How does the EPOS Sennheiser GSP 300 sound?
The GSP 300 reproduces relatively accurate audio; though, there are definitely a few things worth mentioning. There’s a pronounced de-emphasis in the sub-bass range, as well as in the high range around 4kHz. Outside of that, there’s generally accurate output in the mids and bass range.
In music, frequency response like this is pretty decent for just about whatever you want to listen to. The de-emphasis in the very low bass range can make electronic music sound a little less punchy. Some bass drums and bass guitar notes can be hard to perceive too, but you’d have to be listening pretty closely to notice. The real trouble you might run into is songs where bass lines are already rather faint. In Bikes by Rubblebucket, the bass guitar line normally sounds subdued but audible, yet it’s genuinely difficult to hear while using the Sennheiser GSP 300.

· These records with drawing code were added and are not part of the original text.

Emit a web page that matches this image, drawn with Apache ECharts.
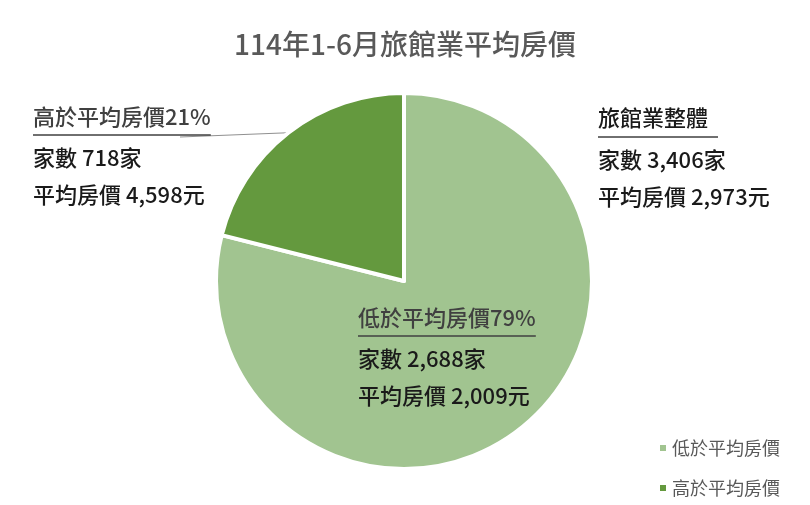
<!DOCTYPE html>
<html>
<head>
<meta charset="utf-8">
<script src="https://cdn.jsdelivr.net/npm/echarts@6/dist/echarts.min.js"></script>
<style>
  html, body { margin: 0; padding: 0; background: #fff; }
  #main { width: 810px; height: 505px; }
</style>
</head>
<body>
<div id="main"></div>
<script>
var chartTitle = '114年1-6月旅館業平均房價';
var categories = ['低於平均房價', '高於平均房價'];
var counts = [2688, 718];
var avgPrices = ['2,009', '4,598'];
var totalCount = '3,406';
var totalPrice = '2,973';
var colors = ['#a1c490', '#64993e'];

var font = '"Noto Sans CJK TC", "Noto Sans", sans-serif';
var richStyle = {
  t: { fontSize: 22, fontWeight: 500, color: '#404040', fontFamily: font, lineHeight: 28 },
  hr: { borderColor: '#404040', borderWidth: 1, width: '100%', height: 0, lineHeight: 8 },
  b: { fontSize: 22, fontWeight: 500, color: '#1a1a1a', fontFamily: font, lineHeight: 37 }
};

var labelPos = [
  { x: 358, y: 304 },
  { x: 33, y: 103 }
];

var option = {
  backgroundColor: '#fff',
  title: [{
    text: chartTitle,
    left: 'center',
    top: 25,
    textStyle: { fontSize: 28, fontWeight: 500, color: '#595959', fontFamily: font }
  }, {
    text: '{t|旅館業整體}\n{hr|}\n{b|家數 ' + totalCount + '家}\n{b|平均房價 ' + totalPrice + '元}',
    left: 598,
    top: 103,
    padding: 0,
    textStyle: { rich: {
      t: { fontSize: 22, fontWeight: 500, color: '#1a1a1a', fontFamily: font, lineHeight: 30 },
      hr: { borderColor: '#404040', borderWidth: 1, width: 120, height: 0, lineHeight: 8 },
      b: richStyle.b
    } }
  }],
  legend: {
    orient: 'vertical',
    left: 653,
    top: 434,
    itemGap: 22,
    icon: 'rect',
    itemWidth: 8,
    itemHeight: 8,
    textStyle: { fontSize: 18, color: '#595959', fontFamily: font }
  },
  series: [{
    type: 'pie',
    center: [404, 281],
    radius: 188,
    startAngle: 90,
    clockwise: true,
    color: colors,
    itemStyle: { borderColor: '#fff', borderWidth: 4 },
    emphasis: { disabled: true },
    label: {
      show: true,
      formatter: function (p) {
        return '{t|' + p.name + Math.round(p.percent) + '%}\n{hr|}\n{b|家數 ' +
          p.value.toLocaleString('en-US') + '家}\n{b|平均房價 ' + avgPrices[p.dataIndex] + '元}';
      },
      rich: richStyle
    },
    labelLine: { show: true, lineStyle: { color: '#909090', width: 1 }, length: 10, length2: 10 },
    labelLayout: function (params) {
      var p = labelPos[params.dataIndex];
      var res = { x: p.x, y: p.y, align: 'left', verticalAlign: 'top', hideOverlap: false, moveOverlap: null };
      // leader line: from the slice edge to just under the label's underline
      if (params.labelLinePoints && params.labelLinePoints.length) {
        var start = params.labelLinePoints[0];
        res.labelLinePoints = [start, [p.x + 147, p.y + 34]];
      }
      return res;
    },
    data: categories.map(function (c, i) {
      return {
        name: c,
        value: counts[i],
        labelLine: { show: i === 1 }
      };
    })
  }]
};

echarts.init(document.getElementById('main')).setOption(option);
</script>
</body>
</html>
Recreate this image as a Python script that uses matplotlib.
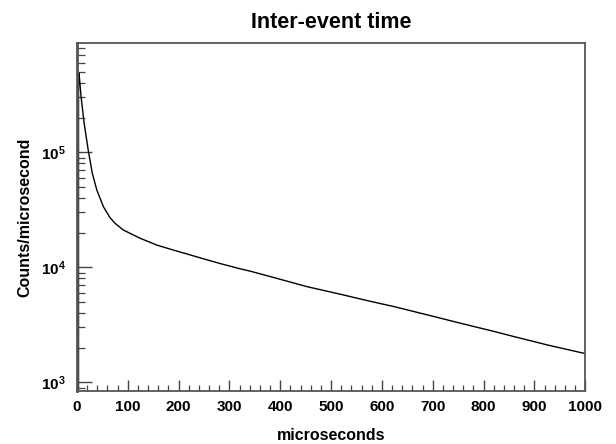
import numpy as np
import matplotlib.pyplot as plt
from matplotlib.ticker import FixedLocator, LogLocator, NullFormatter, FuncFormatter

plt.rcParams["font.family"] = ["Liberation Sans", "DejaVu Sans"]
plt.rcParams["mathtext.fontset"] = "custom"
plt.rcParams["mathtext.rm"] = "Liberation Sans"
plt.rcParams["mathtext.bf"] = "Liberation Sans:bold"

# values (time in microseconds, counts per microsecond)
t_us = [3, 3, 4, 8, 14, 22, 30, 39, 52, 65, 75, 91, 124, 157, 190, 223, 256,
        281, 321, 341, 387, 453, 519, 558, 578, 624, 690, 755, 795, 815, 861,
        926, 992, 1000]
counts = [800, 4.9e5, 4.85e5, 3.04e5, 1.79e5, 1.05e5, 6.6e4, 4.7e4, 3.36e4,
          2.7e4, 2.41e4, 2.11e4, 1.79e4, 1.56e4, 1.41e4, 1.28e4, 1.16e4,
          1.08e4, 9.7e3, 9.25e3, 8.15e3, 6.78e3, 5.82e3, 5.3e3, 5.05e3, 4.55e3,
          3.85e3, 3.26e3, 2.95e3, 2.81e3, 2.49e3, 2.11e3, 1.81e3, 1.78e3]

x_major = [0, 100, 200, 300, 400, 500, 600, 700, 800, 900, 1000]

fig = plt.figure(figsize=(6.16, 4.44), dpi=100)
ax = fig.add_axes([0.125, 0.12, 0.825, 0.783])

ax.plot(t_us, counts, color="black", lw=1.0)

ax.set_yscale("log")
ax.set_xlim(0, 1000)
ax.set_ylim(845, 8.9e5)

ax.xaxis.set_major_locator(FixedLocator(x_major))
ax.xaxis.set_minor_locator(FixedLocator(np.arange(0, 1001, 20)))
ax.yaxis.set_major_locator(LogLocator(base=10, numticks=10))
ax.yaxis.set_minor_locator(LogLocator(base=10, subs=np.arange(2, 10), numticks=20))
ax.yaxis.set_minor_formatter(NullFormatter())
ax.yaxis.set_major_formatter(FuncFormatter(
    lambda v, p: r"$\mathbf{10^{%d}}$" % round(np.log10(v))))

ax.tick_params(axis="both", which="both", direction="in", top=False, right=False,
               color="#444444")
ax.tick_params(axis="x", which="major", length=8, width=1.0, pad=7, labelsize=11)
ax.tick_params(axis="x", which="minor", length=4, width=0.9)
ax.tick_params(axis="y", which="major", length=11, width=1.0, pad=8, labelsize=11)
ax.tick_params(axis="y", which="minor", length=6, width=0.9)
for lab in ax.get_xticklabels():
    lab.set_fontweight("bold")

for sp in ax.spines.values():
    sp.set_color("#555555")
    sp.set_linewidth(1.3)
ax.spines["left"].set_linewidth(2.0)

ax.set_title("Inter-event time", fontsize=15.5, fontweight="bold", pad=11)
ax.set_xlabel("microseconds", fontsize=11.5, fontweight="bold", labelpad=10)
ax.set_ylabel("Counts/microsecond", fontsize=11.5, fontweight="bold", labelpad=6)

fig.savefig("out.png", dpi=100)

A sound profile like this is less of an issue for games. The de-emphasis in the bass range might make some of the really low rumbling in an explosion seem a little quieter, but you’re never going to feel like it’s quiet relative to everything else going on in a game. Plus, it makes it easier to hear more nuanced sounds like footsteps, enemies reloading nearby, and even your chatting teammates.
The Sennheiser GSP 300 features pretty good isolation for a gaming headset. Like most gaming headsets, there’s nothing approaching active noise cancelling here, but you shouldn’t run into any issues with the typical creaky flooring and whirring fridges that pop up at home. It won’t fare quite so well outside, but from the connection method to the physical design of the headset, it’s clear the GSP 300 was never intended for that anyway.
How does the microphone sound?
The Sennheiser GSP 300 features a pretty average microphone for a gaming headset. There’s a notable de-emphasis in the bass and mid range, up to around 1kHz, and slight emphasis in the from 1-3kHz range. This means people with deeper voices can sound pretty distorted, and overall a little quieter. It also means that parts of speech that occupy the high range, like sibilant sounds (F, S, and SH sounds), can actually come through a little more clearly. Listen for yourself:
How does the microphone sound to you?
Should you buy the EPOS Sennheiser GSP 300?
If you’re on PC, maybe the Sennheier GSP 300 gaming headset is worth it, but there are lots of other options to consider.
The Sennheiser GSP 300 is a good gaming headset—there’s no doubt on that front. However, the sub-$100 price range is perhaps the most packed part of the gaming headset market. There is an absolute glut of great options, and a ton of them offer considerably more features than this gaming headset.
In short, you could do a lot worse than the Sennheiser GSP 300, but you don’t have to look far to do better, too.
What should you get instead?
This headset is comfortable, sounds good, and it works on most platforms. However the HyperX Cloud Alpha is more comfortable, sounds better, and works on all the same platforms for the same price. Ditto for the SteelSeries Arctis 1 Wireless, and that also uses a USB-C dongle to connect wirelessly to an undocked Switch (and everything else using a USB-A adapter). There’s even the EPOS H3, the company’s new wired gaming headset, independent of Sennheiser.
This feels more competitive with headsets like the Razer Kraken X, Turtle Beach Recon 70, and Corsair HS60 Pro Surround. However, all of those headsets are considerably cheaper, and they all offer surround sound in one way or another.